Across the Capitol, Senate Health, Education, Labor and Pensions Chairman Tom Harkin also pressed Monday for a renewed focus on mental health services “with an emphasis on prevention and early intervention.”
“In the coming days, I will take a closer look at how the federal government can ensure that people and communities who need help for mental health conditions have timely access to the services they require and that those suffering after this tragedy also have the resources they need to heal,” the Iowa Democrat said in a statement.
Maryland Democrat Barbara A. Mikulski, chairwoman of the HELP Subcommittee on Children and Families, called for a two-step approach that addresses “military-style weapons” and mental health services available for young people.

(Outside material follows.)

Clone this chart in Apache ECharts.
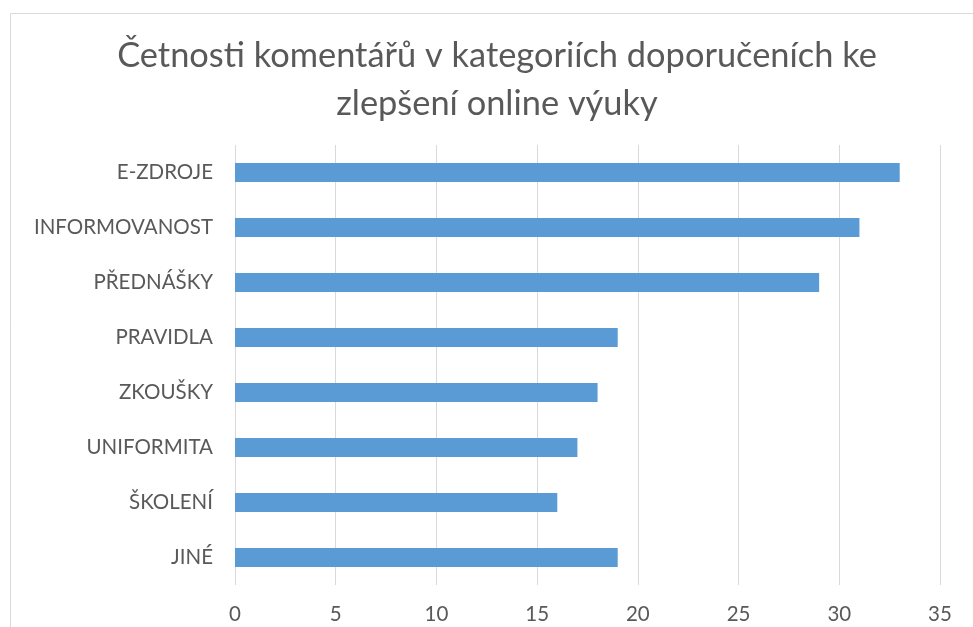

“All of the recent attacks, whether it was in Aurora or this terrible tragedy in Connecticut, they’ve happened because young men fell between the cracks,” Mikulski said in Baltimore on Monday, according to a transcript from her office. “We have to know that mental health illness does exist in our communities; often silent, often invisible; borne only by those who suffer from it and the families who cope with it. We need to take this tragedy and turn it into a national opportunity to end violence.”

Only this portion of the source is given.